From the first line of the data below through the line bearing "0.471, 1.06, 2.16, 4.24, 8.65, 17.0, 32.7, 54.1, 106.0]", reproduce each line exactly; do not include pictures.

* [SOURCE MATERIAL]
--- --- ---

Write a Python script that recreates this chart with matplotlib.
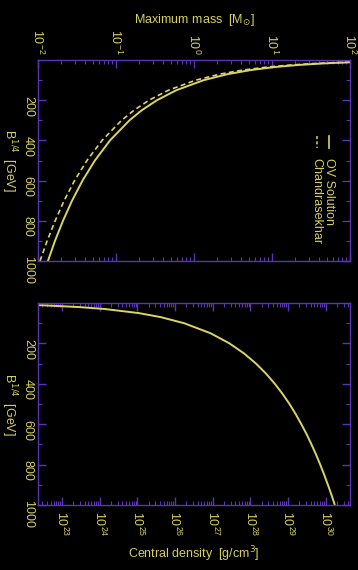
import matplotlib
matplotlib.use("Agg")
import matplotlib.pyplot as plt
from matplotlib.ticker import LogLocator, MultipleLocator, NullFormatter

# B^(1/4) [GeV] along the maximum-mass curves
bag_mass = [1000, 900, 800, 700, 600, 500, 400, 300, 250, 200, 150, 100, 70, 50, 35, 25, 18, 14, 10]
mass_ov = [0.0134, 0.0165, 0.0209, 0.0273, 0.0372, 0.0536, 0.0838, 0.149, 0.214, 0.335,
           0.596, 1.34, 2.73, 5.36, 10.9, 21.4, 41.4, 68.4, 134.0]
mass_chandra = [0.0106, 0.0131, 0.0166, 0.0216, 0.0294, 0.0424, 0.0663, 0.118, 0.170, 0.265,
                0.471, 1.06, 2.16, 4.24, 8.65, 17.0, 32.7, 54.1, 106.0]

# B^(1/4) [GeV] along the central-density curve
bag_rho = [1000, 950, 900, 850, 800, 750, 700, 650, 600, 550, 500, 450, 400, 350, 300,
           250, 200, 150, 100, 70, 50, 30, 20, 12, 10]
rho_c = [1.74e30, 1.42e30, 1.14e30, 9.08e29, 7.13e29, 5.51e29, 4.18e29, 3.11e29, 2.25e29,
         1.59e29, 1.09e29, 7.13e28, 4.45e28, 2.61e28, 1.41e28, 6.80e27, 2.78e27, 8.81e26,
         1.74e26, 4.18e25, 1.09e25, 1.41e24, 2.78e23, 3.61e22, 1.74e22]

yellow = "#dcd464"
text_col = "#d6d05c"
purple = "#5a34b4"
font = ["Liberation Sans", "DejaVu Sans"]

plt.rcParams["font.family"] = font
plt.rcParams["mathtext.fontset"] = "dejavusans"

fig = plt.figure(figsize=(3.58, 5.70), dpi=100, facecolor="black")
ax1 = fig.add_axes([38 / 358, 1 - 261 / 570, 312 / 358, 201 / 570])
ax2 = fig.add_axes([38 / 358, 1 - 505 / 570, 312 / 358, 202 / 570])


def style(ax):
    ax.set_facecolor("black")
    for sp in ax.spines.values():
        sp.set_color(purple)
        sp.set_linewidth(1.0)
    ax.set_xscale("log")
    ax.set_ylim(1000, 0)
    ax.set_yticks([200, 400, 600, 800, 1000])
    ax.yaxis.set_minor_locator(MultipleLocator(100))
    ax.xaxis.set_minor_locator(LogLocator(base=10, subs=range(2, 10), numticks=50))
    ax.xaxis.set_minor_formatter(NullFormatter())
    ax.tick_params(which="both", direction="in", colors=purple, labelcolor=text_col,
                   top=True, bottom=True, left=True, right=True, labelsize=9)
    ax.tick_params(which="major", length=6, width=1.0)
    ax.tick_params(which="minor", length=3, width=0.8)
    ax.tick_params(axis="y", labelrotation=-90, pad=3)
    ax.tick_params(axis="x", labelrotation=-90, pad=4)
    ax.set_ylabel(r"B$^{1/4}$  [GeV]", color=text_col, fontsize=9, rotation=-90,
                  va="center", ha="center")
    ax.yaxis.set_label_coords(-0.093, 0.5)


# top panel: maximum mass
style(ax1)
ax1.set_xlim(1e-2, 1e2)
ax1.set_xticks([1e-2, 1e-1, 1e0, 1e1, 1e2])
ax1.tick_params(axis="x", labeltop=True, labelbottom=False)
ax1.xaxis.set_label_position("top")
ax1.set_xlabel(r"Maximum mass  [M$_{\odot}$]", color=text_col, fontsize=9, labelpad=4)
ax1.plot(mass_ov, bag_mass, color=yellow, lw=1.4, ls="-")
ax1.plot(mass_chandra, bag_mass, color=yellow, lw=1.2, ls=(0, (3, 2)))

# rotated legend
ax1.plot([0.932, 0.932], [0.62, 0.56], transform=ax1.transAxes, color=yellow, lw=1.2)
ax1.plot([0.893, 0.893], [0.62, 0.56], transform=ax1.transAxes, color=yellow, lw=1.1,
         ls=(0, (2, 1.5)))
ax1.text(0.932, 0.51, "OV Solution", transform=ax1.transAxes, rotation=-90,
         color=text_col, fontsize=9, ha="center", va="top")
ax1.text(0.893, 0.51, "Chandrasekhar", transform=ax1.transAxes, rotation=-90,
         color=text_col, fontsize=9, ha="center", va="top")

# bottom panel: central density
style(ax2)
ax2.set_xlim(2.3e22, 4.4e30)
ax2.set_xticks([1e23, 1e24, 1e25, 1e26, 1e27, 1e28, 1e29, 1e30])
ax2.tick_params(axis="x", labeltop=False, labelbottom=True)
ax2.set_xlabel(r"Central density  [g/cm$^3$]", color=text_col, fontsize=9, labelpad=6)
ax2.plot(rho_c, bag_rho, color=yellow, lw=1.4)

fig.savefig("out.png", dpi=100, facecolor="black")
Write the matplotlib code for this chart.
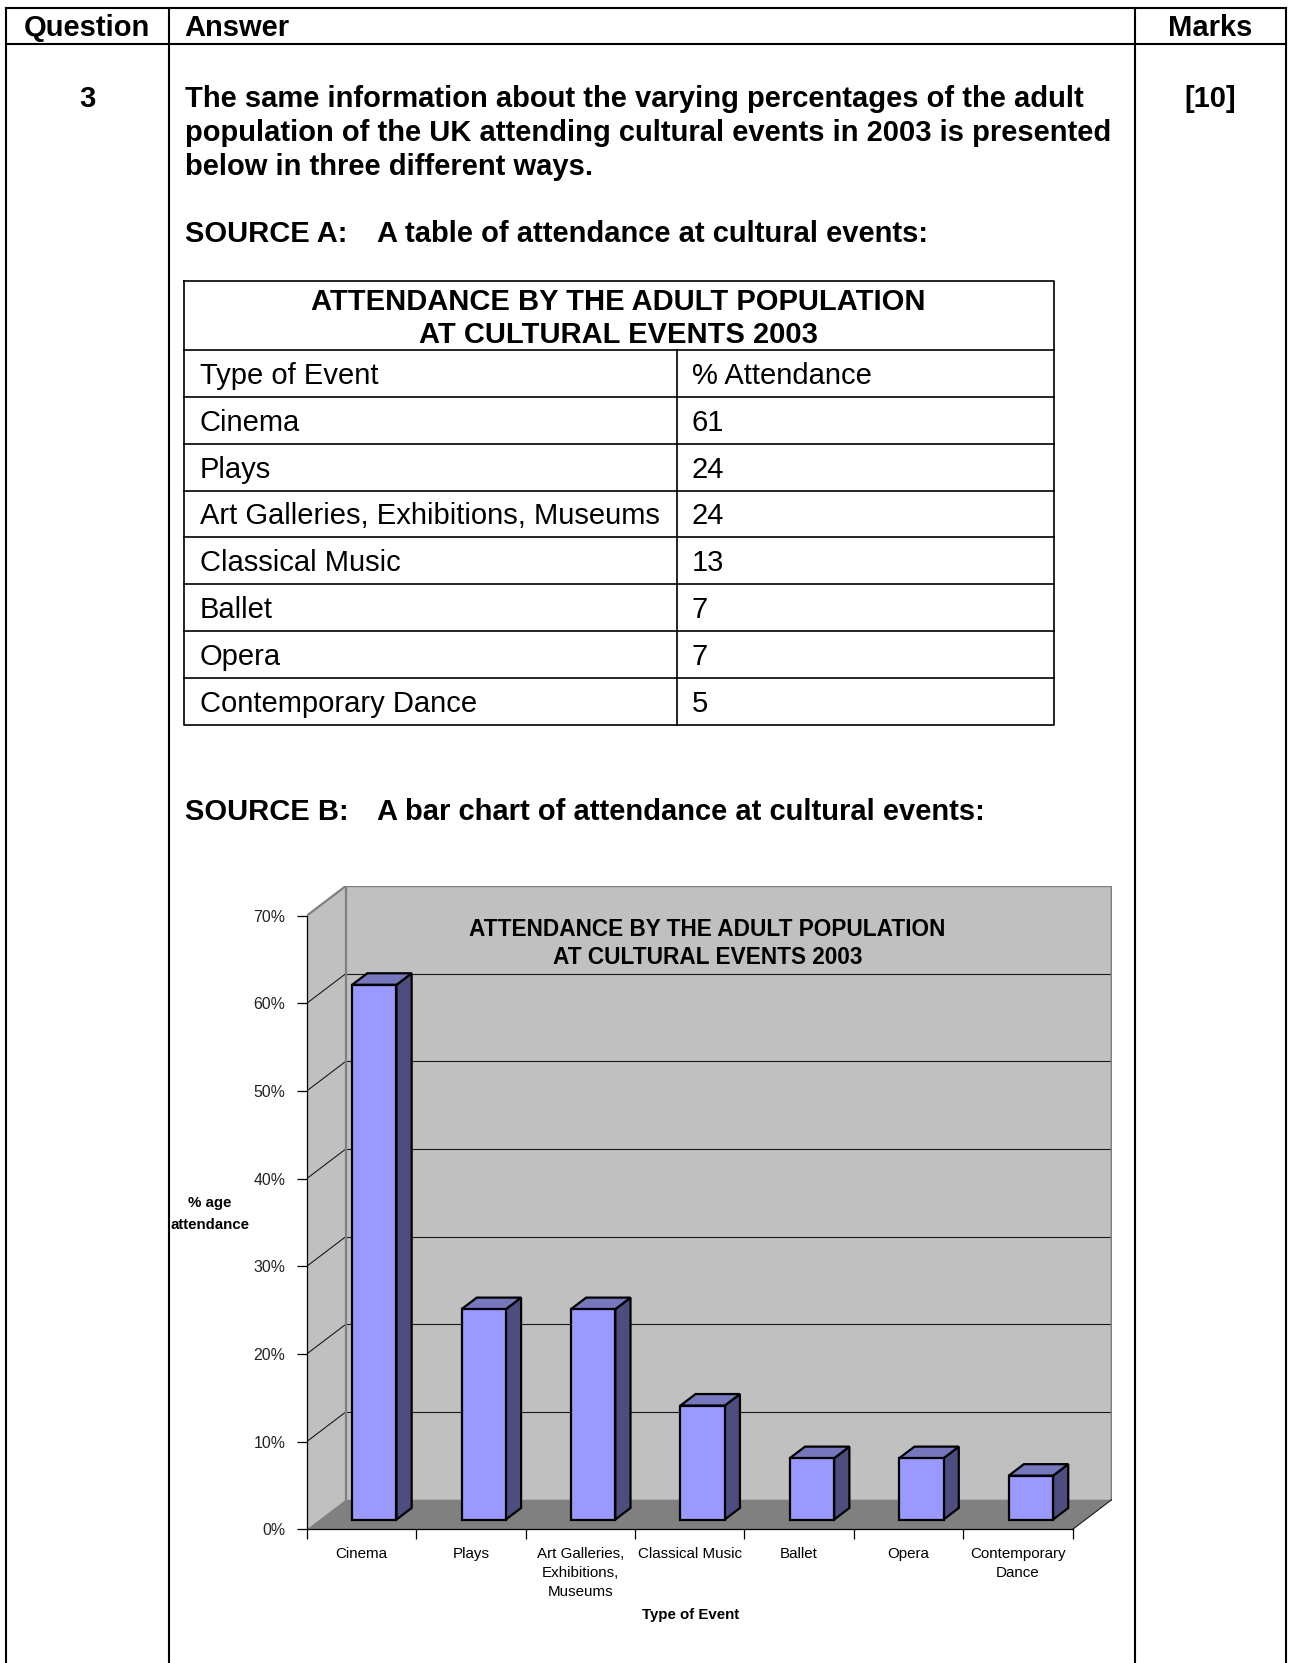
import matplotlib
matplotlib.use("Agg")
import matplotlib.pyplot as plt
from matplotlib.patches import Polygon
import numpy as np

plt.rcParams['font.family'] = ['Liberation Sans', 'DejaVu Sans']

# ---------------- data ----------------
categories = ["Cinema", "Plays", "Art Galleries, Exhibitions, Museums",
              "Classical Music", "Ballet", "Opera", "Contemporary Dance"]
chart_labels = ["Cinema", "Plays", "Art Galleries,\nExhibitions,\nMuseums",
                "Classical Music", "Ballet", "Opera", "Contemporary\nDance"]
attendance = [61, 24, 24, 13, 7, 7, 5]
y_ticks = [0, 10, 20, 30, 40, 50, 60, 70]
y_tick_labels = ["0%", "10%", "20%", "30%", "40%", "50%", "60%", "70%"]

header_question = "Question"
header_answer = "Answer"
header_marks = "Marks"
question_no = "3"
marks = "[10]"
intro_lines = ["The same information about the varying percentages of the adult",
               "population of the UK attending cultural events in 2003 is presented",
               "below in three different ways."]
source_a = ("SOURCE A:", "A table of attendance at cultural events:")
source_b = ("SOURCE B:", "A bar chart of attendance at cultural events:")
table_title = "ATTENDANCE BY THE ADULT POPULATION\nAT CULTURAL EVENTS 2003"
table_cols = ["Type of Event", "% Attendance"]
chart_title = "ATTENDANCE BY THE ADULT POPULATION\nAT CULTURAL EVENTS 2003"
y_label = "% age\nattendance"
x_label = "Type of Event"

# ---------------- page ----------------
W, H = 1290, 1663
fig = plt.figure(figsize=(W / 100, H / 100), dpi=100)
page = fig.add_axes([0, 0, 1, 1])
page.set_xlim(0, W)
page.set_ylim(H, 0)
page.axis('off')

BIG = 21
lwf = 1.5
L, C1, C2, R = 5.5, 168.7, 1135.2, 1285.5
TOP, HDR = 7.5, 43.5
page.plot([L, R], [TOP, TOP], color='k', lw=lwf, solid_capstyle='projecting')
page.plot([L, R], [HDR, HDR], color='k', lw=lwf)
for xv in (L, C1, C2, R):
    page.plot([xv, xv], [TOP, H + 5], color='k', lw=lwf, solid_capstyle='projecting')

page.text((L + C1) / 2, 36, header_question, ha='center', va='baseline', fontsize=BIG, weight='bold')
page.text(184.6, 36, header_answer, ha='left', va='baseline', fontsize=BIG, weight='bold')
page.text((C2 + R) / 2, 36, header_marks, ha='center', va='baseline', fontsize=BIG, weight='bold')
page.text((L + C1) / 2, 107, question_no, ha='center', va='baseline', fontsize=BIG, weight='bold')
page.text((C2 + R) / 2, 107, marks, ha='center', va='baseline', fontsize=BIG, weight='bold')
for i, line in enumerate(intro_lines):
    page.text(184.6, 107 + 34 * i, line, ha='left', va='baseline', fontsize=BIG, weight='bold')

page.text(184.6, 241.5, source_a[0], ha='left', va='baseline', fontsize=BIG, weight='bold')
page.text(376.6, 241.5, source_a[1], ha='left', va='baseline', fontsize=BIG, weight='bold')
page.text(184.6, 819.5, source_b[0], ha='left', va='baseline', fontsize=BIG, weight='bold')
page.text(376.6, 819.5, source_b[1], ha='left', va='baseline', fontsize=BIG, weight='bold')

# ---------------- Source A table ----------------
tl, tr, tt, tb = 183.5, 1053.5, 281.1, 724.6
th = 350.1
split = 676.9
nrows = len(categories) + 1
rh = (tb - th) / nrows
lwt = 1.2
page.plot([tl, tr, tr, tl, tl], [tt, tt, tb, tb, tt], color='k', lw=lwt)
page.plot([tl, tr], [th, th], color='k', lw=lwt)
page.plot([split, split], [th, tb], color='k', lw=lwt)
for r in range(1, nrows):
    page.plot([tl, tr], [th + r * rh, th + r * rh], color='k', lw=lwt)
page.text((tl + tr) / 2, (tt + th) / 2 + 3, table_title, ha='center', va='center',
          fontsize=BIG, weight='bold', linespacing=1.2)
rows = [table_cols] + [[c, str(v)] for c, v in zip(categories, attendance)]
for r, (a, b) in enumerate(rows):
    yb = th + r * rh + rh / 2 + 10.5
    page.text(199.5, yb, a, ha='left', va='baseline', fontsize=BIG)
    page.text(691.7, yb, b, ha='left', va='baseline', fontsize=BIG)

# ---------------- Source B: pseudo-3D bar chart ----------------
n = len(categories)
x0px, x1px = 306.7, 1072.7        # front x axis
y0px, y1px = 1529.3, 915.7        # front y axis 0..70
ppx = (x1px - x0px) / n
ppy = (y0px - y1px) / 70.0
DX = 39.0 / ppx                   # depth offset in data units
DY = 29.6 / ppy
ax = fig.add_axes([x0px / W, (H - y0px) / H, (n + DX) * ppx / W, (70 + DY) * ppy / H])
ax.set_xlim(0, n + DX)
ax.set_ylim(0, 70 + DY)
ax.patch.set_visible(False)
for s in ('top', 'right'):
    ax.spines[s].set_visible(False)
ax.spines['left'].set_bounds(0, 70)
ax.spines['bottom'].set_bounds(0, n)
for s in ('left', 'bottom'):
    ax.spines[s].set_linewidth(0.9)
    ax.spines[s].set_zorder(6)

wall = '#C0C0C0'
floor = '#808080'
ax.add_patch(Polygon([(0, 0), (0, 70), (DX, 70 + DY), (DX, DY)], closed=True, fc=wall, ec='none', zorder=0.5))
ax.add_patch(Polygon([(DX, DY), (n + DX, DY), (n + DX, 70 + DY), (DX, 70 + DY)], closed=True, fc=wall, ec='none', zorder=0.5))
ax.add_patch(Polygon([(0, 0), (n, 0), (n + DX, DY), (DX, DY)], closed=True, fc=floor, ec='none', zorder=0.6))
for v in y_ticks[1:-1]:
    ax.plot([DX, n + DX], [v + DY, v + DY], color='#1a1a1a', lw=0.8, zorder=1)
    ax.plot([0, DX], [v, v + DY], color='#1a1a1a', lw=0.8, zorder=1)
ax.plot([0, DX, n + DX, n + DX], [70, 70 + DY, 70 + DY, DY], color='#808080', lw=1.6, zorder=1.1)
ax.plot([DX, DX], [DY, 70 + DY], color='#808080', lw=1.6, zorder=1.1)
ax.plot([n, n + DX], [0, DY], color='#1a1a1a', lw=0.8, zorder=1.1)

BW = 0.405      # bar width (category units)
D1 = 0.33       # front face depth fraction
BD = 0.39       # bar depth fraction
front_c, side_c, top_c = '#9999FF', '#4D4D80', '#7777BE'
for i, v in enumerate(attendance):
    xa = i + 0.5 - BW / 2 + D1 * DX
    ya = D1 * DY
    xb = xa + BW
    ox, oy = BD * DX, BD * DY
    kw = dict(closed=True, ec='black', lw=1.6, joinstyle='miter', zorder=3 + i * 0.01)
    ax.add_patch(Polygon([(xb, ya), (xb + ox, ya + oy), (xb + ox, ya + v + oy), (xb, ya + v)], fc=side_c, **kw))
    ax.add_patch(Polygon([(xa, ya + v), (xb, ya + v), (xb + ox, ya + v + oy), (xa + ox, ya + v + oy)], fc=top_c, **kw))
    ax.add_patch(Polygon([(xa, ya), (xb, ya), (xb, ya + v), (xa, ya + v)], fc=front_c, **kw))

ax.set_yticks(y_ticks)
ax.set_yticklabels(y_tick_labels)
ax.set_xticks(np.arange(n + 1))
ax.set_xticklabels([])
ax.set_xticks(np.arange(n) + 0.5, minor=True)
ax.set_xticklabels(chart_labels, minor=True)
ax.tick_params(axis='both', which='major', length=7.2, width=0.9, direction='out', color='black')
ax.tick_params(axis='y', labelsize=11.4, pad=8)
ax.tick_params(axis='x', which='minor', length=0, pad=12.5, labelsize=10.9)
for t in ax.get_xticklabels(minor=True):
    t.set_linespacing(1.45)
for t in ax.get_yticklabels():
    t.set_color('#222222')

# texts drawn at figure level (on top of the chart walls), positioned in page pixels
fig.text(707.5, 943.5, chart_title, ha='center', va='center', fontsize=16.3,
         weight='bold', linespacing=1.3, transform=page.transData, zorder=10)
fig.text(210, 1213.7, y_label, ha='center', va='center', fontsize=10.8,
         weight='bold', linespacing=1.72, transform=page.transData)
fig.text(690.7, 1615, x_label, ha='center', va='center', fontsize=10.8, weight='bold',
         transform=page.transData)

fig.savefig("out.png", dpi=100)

--- --- ---

* [FINISHED TASK]
Write a Python script that recreates this chart with matplotlib.
import matplotlib
matplotlib.use("Agg")
import matplotlib.pyplot as plt
from matplotlib.ticker import LogLocator, MultipleLocator, NullFormatter

# B^(1/4) [GeV] along the maximum-mass curves
bag_mass = [1000, 900, 800, 700, 600, 500, 400, 300, 250, 200, 150, 100, 70, 50, 35, 25, 18, 14, 10]
mass_ov = [0.0134, 0.0165, 0.0209, 0.0273, 0.0372, 0.0536, 0.0838, 0.149, 0.214, 0.335,
           0.596, 1.34, 2.73, 5.36, 10.9, 21.4, 41.4, 68.4, 134.0]
mass_chandra = [0.0106, 0.0131, 0.0166, 0.0216, 0.0294, 0.0424, 0.0663, 0.118, 0.170, 0.265,
                0.471, 1.06, 2.16, 4.24, 8.65, 17.0, 32.7, 54.1, 106.0]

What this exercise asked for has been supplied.